By ROBERT PEAR, New York Times
Published: October 28, 2012
WASHINGTON - The Obama administration will soon take on a new role as the sponsor of at least two nationwide health insurance plans to be operated under contract with the federal government and offered to consumers in every state.
These multistate plans were included in President Obama's health care law as a substitute for a pure government-run health insurance program - the public option sought by many liberal Democrats and reviled by Republicans. Supporters of the national plans say they will increase competition in state health insurance markets, many of which are dominated by a handful of companies.
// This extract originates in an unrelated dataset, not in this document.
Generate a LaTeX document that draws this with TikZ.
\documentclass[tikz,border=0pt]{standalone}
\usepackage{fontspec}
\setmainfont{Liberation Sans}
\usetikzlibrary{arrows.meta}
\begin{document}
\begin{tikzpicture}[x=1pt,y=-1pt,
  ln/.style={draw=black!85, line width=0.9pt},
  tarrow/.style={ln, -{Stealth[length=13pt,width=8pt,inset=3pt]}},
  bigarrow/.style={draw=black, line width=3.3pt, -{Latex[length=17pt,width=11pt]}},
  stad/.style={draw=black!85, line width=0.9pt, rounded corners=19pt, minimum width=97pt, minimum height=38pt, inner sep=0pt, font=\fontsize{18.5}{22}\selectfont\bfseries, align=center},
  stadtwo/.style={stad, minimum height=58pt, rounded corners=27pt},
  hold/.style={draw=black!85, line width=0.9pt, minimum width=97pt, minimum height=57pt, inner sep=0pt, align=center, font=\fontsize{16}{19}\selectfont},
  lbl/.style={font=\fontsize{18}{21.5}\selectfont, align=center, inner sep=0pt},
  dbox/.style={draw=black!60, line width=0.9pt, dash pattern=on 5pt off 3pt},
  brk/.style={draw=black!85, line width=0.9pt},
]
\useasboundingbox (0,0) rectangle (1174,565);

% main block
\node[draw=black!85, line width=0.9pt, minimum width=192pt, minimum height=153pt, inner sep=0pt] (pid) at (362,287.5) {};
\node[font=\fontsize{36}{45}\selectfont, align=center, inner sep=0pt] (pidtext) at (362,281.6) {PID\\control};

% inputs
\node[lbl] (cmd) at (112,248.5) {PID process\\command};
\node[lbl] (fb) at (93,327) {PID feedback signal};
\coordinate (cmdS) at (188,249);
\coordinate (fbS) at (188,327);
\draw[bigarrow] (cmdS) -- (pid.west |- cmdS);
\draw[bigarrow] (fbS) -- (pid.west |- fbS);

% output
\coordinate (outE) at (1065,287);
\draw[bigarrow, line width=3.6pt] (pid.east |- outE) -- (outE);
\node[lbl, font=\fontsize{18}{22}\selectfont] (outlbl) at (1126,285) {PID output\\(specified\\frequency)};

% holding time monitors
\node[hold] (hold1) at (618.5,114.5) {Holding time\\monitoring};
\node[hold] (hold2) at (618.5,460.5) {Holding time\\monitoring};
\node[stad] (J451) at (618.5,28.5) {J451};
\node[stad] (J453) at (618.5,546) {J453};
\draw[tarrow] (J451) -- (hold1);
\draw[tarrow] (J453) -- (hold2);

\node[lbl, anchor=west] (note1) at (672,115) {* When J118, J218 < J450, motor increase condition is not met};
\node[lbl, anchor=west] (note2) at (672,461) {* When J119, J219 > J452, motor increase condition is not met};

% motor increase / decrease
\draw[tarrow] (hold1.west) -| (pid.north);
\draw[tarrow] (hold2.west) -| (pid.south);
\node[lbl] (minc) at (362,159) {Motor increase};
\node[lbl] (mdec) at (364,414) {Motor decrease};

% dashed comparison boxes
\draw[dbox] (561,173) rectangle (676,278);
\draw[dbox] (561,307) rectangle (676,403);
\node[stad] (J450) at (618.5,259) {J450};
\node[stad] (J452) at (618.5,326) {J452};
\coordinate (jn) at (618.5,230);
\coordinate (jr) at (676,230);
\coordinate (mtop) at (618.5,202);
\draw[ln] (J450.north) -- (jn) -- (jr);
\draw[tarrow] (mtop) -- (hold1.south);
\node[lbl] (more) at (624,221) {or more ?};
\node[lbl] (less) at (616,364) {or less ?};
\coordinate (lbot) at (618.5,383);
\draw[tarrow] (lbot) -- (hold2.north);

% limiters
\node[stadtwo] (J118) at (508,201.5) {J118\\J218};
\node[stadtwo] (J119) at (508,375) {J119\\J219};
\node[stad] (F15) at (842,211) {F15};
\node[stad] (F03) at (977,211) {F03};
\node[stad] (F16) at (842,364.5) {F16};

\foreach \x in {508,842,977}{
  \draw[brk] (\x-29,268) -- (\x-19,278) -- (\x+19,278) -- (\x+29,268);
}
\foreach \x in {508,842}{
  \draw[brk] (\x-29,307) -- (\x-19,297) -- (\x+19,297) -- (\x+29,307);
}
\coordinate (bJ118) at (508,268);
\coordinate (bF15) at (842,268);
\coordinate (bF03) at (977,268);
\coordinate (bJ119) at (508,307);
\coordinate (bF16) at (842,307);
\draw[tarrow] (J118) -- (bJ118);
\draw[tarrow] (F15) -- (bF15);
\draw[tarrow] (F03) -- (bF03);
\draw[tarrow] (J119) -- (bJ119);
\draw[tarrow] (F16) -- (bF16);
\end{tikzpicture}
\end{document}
The national plans will compete directly with other private insurers and may have some significant advantages, including a federal seal of approval. Premiums and benefits for the multistate insurance plans will be negotiated by the United States Office of Personnel Management, the agency that arranges health benefits for federal employees.
Walton J. Francis, the author of a consumer guide to health plans for federal employees, said the personnel agency had been "extraordinarily successful" in managing that program, which has more than 200 health plans, including about 20 offered nationwide. The personnel agency has earned high marks for its ability to secure good terms for federal workers through negotiation rather than heavy-handed regulation of insurers.
John J. O'Brien, the director of health care and insurance at the agency, said the new plans would be offered to individuals and small employers through the insurance exchanges being set up in every state under the 2010 health care law.
No one knows how many people will sign up for the government-sponsored plans. In preparing cost estimates, the Obama administration told insurers to assume that each national plan would have 750,000 people enrolled in the first year.
Under the Affordable Care Act, at least one of the nationwide plans must be offered by a nonprofit entity. Insurance experts see an obvious candidate for that role: the Government Employees Health Association, a nonprofit group that covers more than 900,000 federal employees, retirees and dependents, making it the second-largest plan for federal workers, after the Blue Cross and Blue Shield program.
The association, with headquarters near Kansas City, Mo., was founded in 1937 to help railway mail clerks with their medical expenses, and it generally receives high scores in surveys of consumer satisfaction.
Richard G. Miles, the association's president, expressed interest in offering a multistate plan to the general public through insurance exchanges, but said no decision had been made.